— Start —
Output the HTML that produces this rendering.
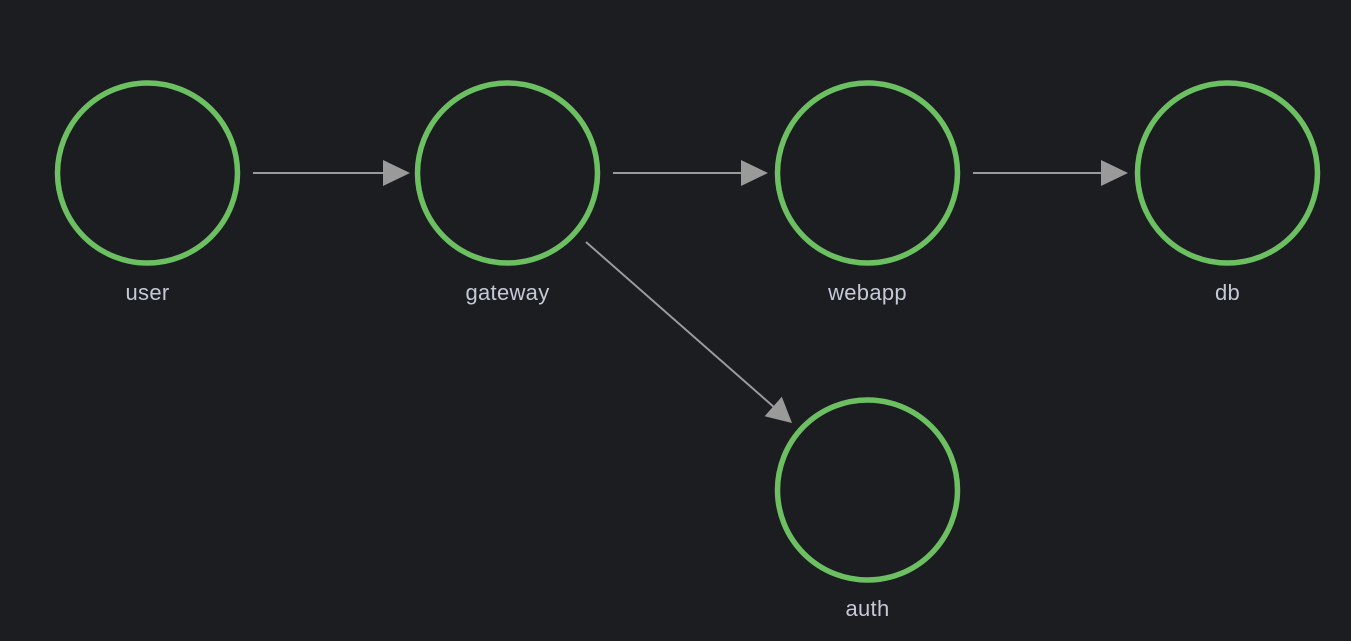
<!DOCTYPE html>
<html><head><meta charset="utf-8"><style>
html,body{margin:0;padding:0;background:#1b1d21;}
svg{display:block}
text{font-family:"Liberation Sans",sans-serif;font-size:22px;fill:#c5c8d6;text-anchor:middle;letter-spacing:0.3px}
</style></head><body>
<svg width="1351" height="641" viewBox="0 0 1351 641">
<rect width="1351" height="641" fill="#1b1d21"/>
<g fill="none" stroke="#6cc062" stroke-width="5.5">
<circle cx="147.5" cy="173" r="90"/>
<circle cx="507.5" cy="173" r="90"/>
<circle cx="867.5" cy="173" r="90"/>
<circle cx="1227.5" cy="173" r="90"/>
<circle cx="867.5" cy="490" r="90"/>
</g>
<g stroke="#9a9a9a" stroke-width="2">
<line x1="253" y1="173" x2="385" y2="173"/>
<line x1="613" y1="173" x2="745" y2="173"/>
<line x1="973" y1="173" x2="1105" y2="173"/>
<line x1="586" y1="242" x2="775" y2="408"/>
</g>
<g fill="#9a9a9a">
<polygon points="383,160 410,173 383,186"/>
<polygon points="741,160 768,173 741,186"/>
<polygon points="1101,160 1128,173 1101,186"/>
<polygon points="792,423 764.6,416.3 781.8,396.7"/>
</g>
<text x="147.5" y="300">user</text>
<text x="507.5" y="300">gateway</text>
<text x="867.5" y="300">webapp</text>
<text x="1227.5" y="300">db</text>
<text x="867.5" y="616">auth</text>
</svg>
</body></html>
— End —
# Instructions for the task
Output a faithful copy of the data, with each picture left out.

# Task solution
Output the HTML that produces this rendering.
<!DOCTYPE html>
<html><head><meta charset="utf-8"><style>
html,body{margin:0;padding:0;background:#1b1d21;}
svg{display:block}
text{font-family:"Liberation Sans",sans-serif;font-size:22px;fill:#c5c8d6;text-anchor:middle;letter-spacing:0.3px}
</style></head><body>
<svg width="1351" height="641" viewBox="0 0 1351 641">
<rect width="1351" height="641" fill="#1b1d21"/>
<g fill="none" stroke="#6cc062" stroke-width="5.5">
<circle cx="147.5" cy="173" r="90"/>
<circle cx="507.5" cy="173" r="90"/>
<circle cx="867.5" cy="173" r="90"/>
<circle cx="1227.5" cy="173" r="90"/>
<circle cx="867.5" cy="490" r="90"/>
</g>
<g stroke="#9a9a9a" stroke-width="2">
<line x1="253" y1="173" x2="385" y2="173"/>
<line x1="613" y1="173" x2="745" y2="173"/>
<line x1="973" y1="173" x2="1105" y2="173"/>
<line x1="586" y1="242" x2="775" y2="408"/>
</g>
<g fill="#9a9a9a">
<polygon points="383,160 410,173 383,186"/>
<polygon points="741,160 768,173 741,186"/>
<polygon points="1101,160 1128,173 1101,186"/>
<polygon points="792,423 764.6,416.3 781.8,396.7"/>
</g>
<text x="147.5" y="300">user</text>
<text x="507.5" y="300">gateway</text>
<text x="867.5" y="300">webapp</text>
<text x="1227.5" y="300">db</text>
<text x="867.5" y="616">auth</text>
</svg>
</body></html>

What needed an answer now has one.